Directions for this task: Records follow. Copy every line with "script".

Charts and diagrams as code
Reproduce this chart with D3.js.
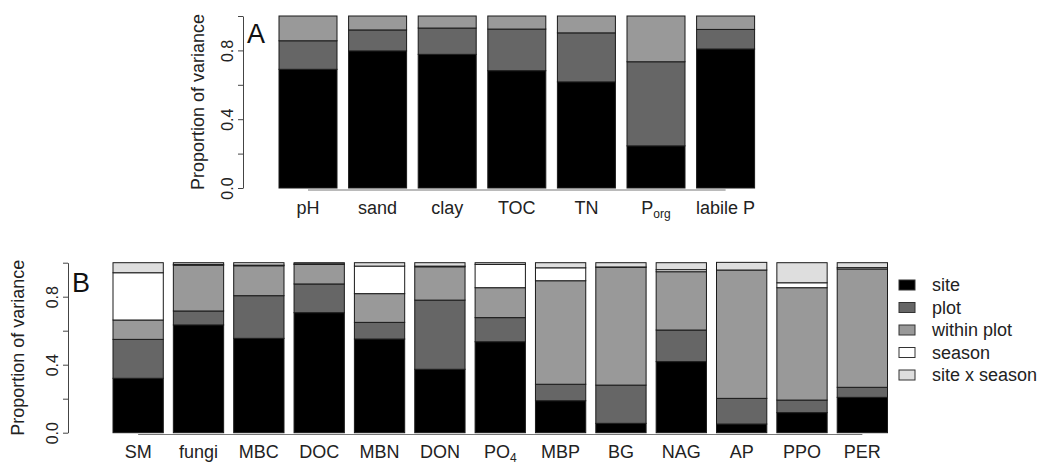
<!DOCTYPE html>
<html><head><meta charset="utf-8">
<script src="https://cdn.jsdelivr.net/npm/d3@7"></script>
<style>
body{margin:0;background:#fff;}
svg{display:block;font-family:"Liberation Sans",Arial,sans-serif;}
</style></head><body>
<svg id="c" width="1044" height="470"></svg>
<script>
// ---- data ----
const componentsA = ["site","plot","within plot"];
const componentsB = ["site","plot","within plot","season","site x season"];
const categoriesA = ["pH","sand","clay","TOC","TN","Porg","labile P"];
const siteA   = [0.690,0.797,0.777,0.682,0.617,0.245,0.808];
const plotA   = [0.166,0.122,0.153,0.242,0.285,0.489,0.114];
const withinA = [0.144,0.081,0.070,0.076,0.098,0.266,0.078];

const categoriesB = ["SM","fungi","MBC","DOC","MBN","DON","PO4","MBP","BG","NAG","AP","PPO","PER"];
const siteB    = [0.320,0.634,0.555,0.706,0.551,0.373,0.535,0.188,0.055,0.418,0.051,0.118,0.208];
const plotB    = [0.229,0.082,0.251,0.169,0.098,0.407,0.142,0.097,0.225,0.186,0.151,0.074,0.059];
const withinB  = [0.114,0.269,0.176,0.115,0.169,0.196,0.176,0.609,0.693,0.343,0.755,0.661,0.696];
const seasonB  = [0.278,0.005,0.004,0.003,0.162,0.004,0.137,0.076,0.002,0.012,0.000,0.029,0.008];
const sxsB     = [0.059,0.010,0.014,0.007,0.020,0.020,0.010,0.030,0.025,0.041,0.045,0.118,0.029];

const yTicks = [0,0.2,0.4,0.6,0.8,1.0];
const yTickLabels = ["0.0","","0.4","","0.8",""];
const xLabelsA = [["pH"],["sand"],["clay"],["TOC"],["TN"],["P","org"],["labile P"]];
const xLabelsB = [["SM"],["fungi"],["MBC"],["DOC"],["MBN"],["DON"],["PO","4"],["MBP"],["BG"],["NAG"],["AP"],["PPO"],["PER"]];

const colors = {"site":"#000000","plot":"#666666","within plot":"#999999","season":"#ffffff","site x season":"#dedede"};

const svg = d3.select("#c");
svg.append("rect").attr("width",1044).attr("height",470).attr("fill","#fff");

function panel(opts){
  const {cats, comps, series, xRange, yRange, axisX, titleX, letter, letterPos, labels, baseLineY, labelY} = opts;
  const g = svg.append("g");
  const n = cats.length;
  const x = d3.scaleBand().domain(cats).range(xRange).paddingInner(1/6).paddingOuter(0);
  const y = d3.scaleLinear().domain([0,1]).range(yRange);
  const rows = cats.map((c,i)=>{const o={cat:c}; comps.forEach((k,j)=>o[k]=series[j][i]); return o;});
  const stack = d3.stack().keys(comps)(rows);
  g.selectAll("g.layer").data(stack).join("g").attr("class","layer")
    .attr("fill",d=>colors[d.key])
    .selectAll("rect").data(d=>d).join("rect")
    .attr("x",d=>x(d.data.cat)).attr("width",x.bandwidth())
    .attr("y",d=>y(d[1])).attr("height",d=>Math.max(0,y(d[0])-y(d[1])))
    .attr("stroke","#1a1a1a").attr("stroke-width",1);
  // y axis
  const ya = g.append("g").attr("transform",`translate(${axisX},0)`)
    .call(d3.axisLeft(y).tickValues(yTicks).tickSize(5).tickSizeOuter(0).tickFormat((d,i)=>yTickLabels[i]));
  ya.select(".domain").attr("stroke","#444");
  ya.selectAll(".tick line").attr("stroke","#444");
  ya.selectAll(".tick text").attr("transform","rotate(-90)").attr("x",0).attr("y",-10).attr("dy",0)
    .style("text-anchor","middle").attr("font-size",16).attr("fill","#222").attr("font-family","Liberation Sans, Arial, sans-serif");
  // y title
  g.append("text").attr("transform",`translate(${titleX},${(yRange[0]+yRange[1])/2}) rotate(-90)`)
    .attr("text-anchor","middle").attr("font-size",18).attr("fill","#222").text("Proportion of variance");
  // letter
  g.append("text").attr("x",letterPos[0]).attr("y",letterPos[1]).attr("font-size",27).attr("fill","#111").text(letter);
  // baseline
  const c0 = x(cats[0])+x.bandwidth()/2, c1 = x(cats[n-1])+x.bandwidth()/2;
  g.append("line").attr("x1",c0).attr("x2",c1).attr("y1",baseLineY).attr("y2",baseLineY).attr("stroke","#777").attr("stroke-width",1);
  // x labels
  const t = g.selectAll("text.xl").data(cats).join("text").attr("class","xl")
    .attr("x",d=>x(d)+x.bandwidth()/2).attr("y",labelY).attr("text-anchor","middle")
    .attr("font-size",18).attr("fill","#222");
  t.each(function(d,i){
    const L = labels[i]; const s = d3.select(this);
    s.append("tspan").text(L[0]);
    if(L.length>1){ s.append("tspan").attr("font-size",12).attr("dy",4).text(L[1]); }
  });
}

panel({cats:categoriesA, comps:componentsA, series:[siteA,plotA,withinA],
  xRange:[279,279+6*69.6+58], yRange:[188,16], axisX:243, titleX:204, letter:"A", letterPos:[247,43],
  labels:xLabelsA, baseLineY:190, labelY:214});

panel({cats:categoriesB, comps:componentsB, series:[siteB,plotB,withinB,seasonB,sxsB],
  xRange:[113,113+12*60.35+50.3], yRange:[432.7,262.7], axisX:68, titleX:24, letter:"B", letterPos:[72,292],
  labels:xLabelsB, baseLineY:434.5, labelY:458});

// legend
const leg = svg.append("g").attr("transform","translate(899,285)");
const li = leg.selectAll("g").data(componentsB).join("g").attr("transform",(d,i)=>`translate(0,${i*22.5})`);
li.append("rect").attr("x",0).attr("y",-5).attr("width",16).attr("height",10)
  .attr("fill",d=>colors[d]).attr("stroke","#333").attr("stroke-width",1);
li.append("text").attr("x",33).attr("y",6).attr("font-size",18).attr("fill","#222").text(d=>d);
</script>
</body></html>
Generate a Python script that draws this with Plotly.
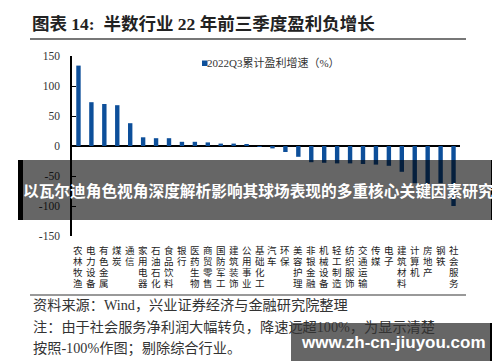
import plotly.graph_objects as go

# ---- data ----
categories = ["农林牧渔", "电力设备", "有色金属", "煤炭", "通信", "家用电器", "石油石化", "食品饮料",
              "银行", "医药生物", "商贸零售", "国防军工", "建筑装饰", "公用事业", "基础化工", "汽车",
              "环保", "美容护理", "非银金融", "机械设备", "轻工制造", "纺织服饰", "交通运输", "传媒",
              "电子", "建筑材料", "计算机", "房地产", "钢铁", "社会服务"]
growth = [134, 73, 70, 68, 38, 14.5, 13, 13, 7, 7, 6, 4, 4, 1.7, -1, -4, -10, -18,
          -27, -28, -29, -29, -30, -31, -33, -43, -62, -63, -62, -100]
series_name = "2022Q3累计盈利增速（%）"
ytick_vals = [150, 100, 50, 0, -50, -100, -150]
ytick_text = ["150", "100", "50", "0", "-50", "-100", "-150"]

title_text = "图表 14:  半数行业 22 年前三季度盈利负增长"
source_lines = ["资料来源：Wind，兴业证券经济与金融研究院整理",
                "注：由于社会服务净利润大幅转负，降速远超100%，为显示清楚",
                "按照-100%作图；剔除综合行业。"]
banner_text = "以瓦尔迪角色视角深度解析影响其球场表现的多重核心关键因素研究"
site_text = "www.zh-cn-jiuyou.com"

# ---- pixel helpers (plot area 64..452 x 48..228) ----
L, R, T, B = 64, 452, 48, 228
def fx(x):
    return (x - L) / (R - L)
def fy(y):
    return (B - y) / (B - T)

SERIF = "Liberation Serif, Noto Sans CJK SC, serif"
CJK = "Noto Sans CJK SC, sans-serif"

fig = go.Figure()
fig.add_trace(go.Bar(x=categories, y=growth, name=series_name,
                     marker=dict(color="#0d4f9a", line=dict(width=0)),
                     showlegend=False))

annotations = []
# title
annotations.append(dict(x=fx(22), y=fy(16.5), xref="paper", yref="paper", xanchor="left",
                        yanchor="middle", showarrow=False, text="<b>" + title_text + "</b>",
                        font=dict(family=SERIF, size=17.5, color="#222")))
# legend text
annotations.append(dict(x=fx(197), y=fy(55), xref="paper", yref="paper", xanchor="left",
                        yanchor="middle", showarrow=False, text=series_name,
                        font=dict(family=SERIF, size=11, color="#333")))
# category labels (vertical, one char per row)
for cat in categories:
    for k, ch in enumerate(cat):
        annotations.append(dict(x=cat, y=fy(241.5 + 11.2 * k), xref="x", yref="paper",
                                xanchor="center", yanchor="middle", showarrow=False, text=ch,
                                borderpad=0,
                                font=dict(family=CJK, size=9.5, color="#222")))
# source notes
for i, line in enumerate(source_lines):
    annotations.append(dict(x=fx(23), y=fy(297 + 21.5 * i), xref="paper", yref="paper",
                            xanchor="left", yanchor="middle", showarrow=False, text=line,
                            font=dict(family=SERIF, size=14.2, color="#333")))
# watermark banners
annotations.append(dict(x=fx(250), y=fy(182), xref="paper", yref="paper", xanchor="center",
                        yanchor="middle", showarrow=False, text="<b>" + banner_text + "</b>",
                        font=dict(family=CJK, size=15.7, color="white")))
annotations.append(dict(x=fx(385), y=fy(334), xref="paper", yref="paper", xanchor="center",
                        yanchor="middle", showarrow=False, text="<b>" + site_text + "</b>",
                        font=dict(family="Liberation Sans, Arial, sans-serif", size=17, color="white")))

shapes = [
    # title underline
    dict(type="line", xref="paper", yref="paper", x0=fx(22), x1=fx(458), y0=fy(31), y1=fy(31),
         line=dict(color="#777", width=2)),
    # bottom rule
    dict(type="line", xref="paper", yref="paper", x0=fx(22), x1=fx(458), y0=fy(287), y1=fy(287),
         line=dict(color="#777", width=1.5)),
    # legend swatch
    dict(type="rect", xref="paper", yref="paper", x0=fx(194), x1=fx(199.5), y0=fy(52.5), y1=fy(58),
         fillcolor="#0d4f9a", line=dict(width=0)),
    # banner overlay
    dict(type="rect", xref="paper", yref="paper", x0=fx(15), x1=fx(483), y0=fy(152), y1=fy(212),
         fillcolor="rgba(0,0,0,0.6)", line=dict(width=0), layer="above"),
    dict(type="rect", xref="paper", yref="paper", x0=fx(10), x1=fx(15), y0=fy(152), y1=fy(212),
         fillcolor="black", line=dict(width=0), layer="above"),
    dict(type="rect", xref="paper", yref="paper", x0=fx(483), x1=fx(490), y0=fy(152), y1=fy(212),
         fillcolor="black", line=dict(width=0), layer="above"),
    # site banner
    dict(type="rect", xref="paper", yref="paper", x0=fx(283), x1=fx(482), y0=fy(315), y1=fy(353),
         fillcolor="rgba(0,0,0,0.6)", line=dict(width=0), layer="above"),
    dict(type="rect", xref="paper", yref="paper", x0=fx(482), x1=fx(490), y0=fy(315), y1=fy(353),
         fillcolor="black", line=dict(width=0), layer="above"),
]

fig.update_layout(
    width=500, height=362,
    margin=dict(l=L, r=500 - R, t=T, b=362 - B, pad=0),
    paper_bgcolor="white", plot_bgcolor="white",
    bargap=0.66,
    showlegend=False,
    annotations=annotations,
    shapes=shapes,
    xaxis=dict(type="category", showticklabels=False, showgrid=False, zeroline=False,
               showline=False, ticks=""),
    yaxis=dict(range=[-150, 150], tickvals=ytick_vals, ticktext=ytick_text,
               showgrid=False, zeroline=True, zerolinecolor="black", zerolinewidth=1.5,
               showline=True, linecolor="black", linewidth=1.5,
               ticks="inside", ticklen=4, tickcolor="black", tickwidth=1,
               ticklabelstandoff=8,
               tickfont=dict(family=SERIF, size=11.5, color="#333")),
)

fig.write_html("out.html")
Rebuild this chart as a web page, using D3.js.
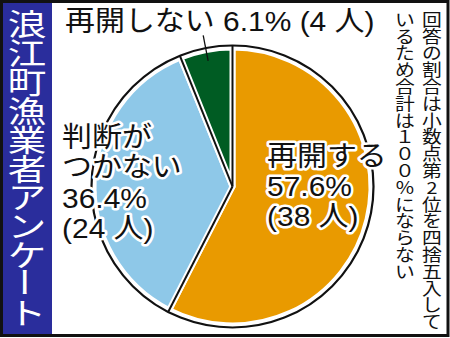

Completed task:
<script src="https://cdn.jsdelivr.net/npm/d3@7"></script>
<script>
</script>
Generate a Python script that draws this with Plotly.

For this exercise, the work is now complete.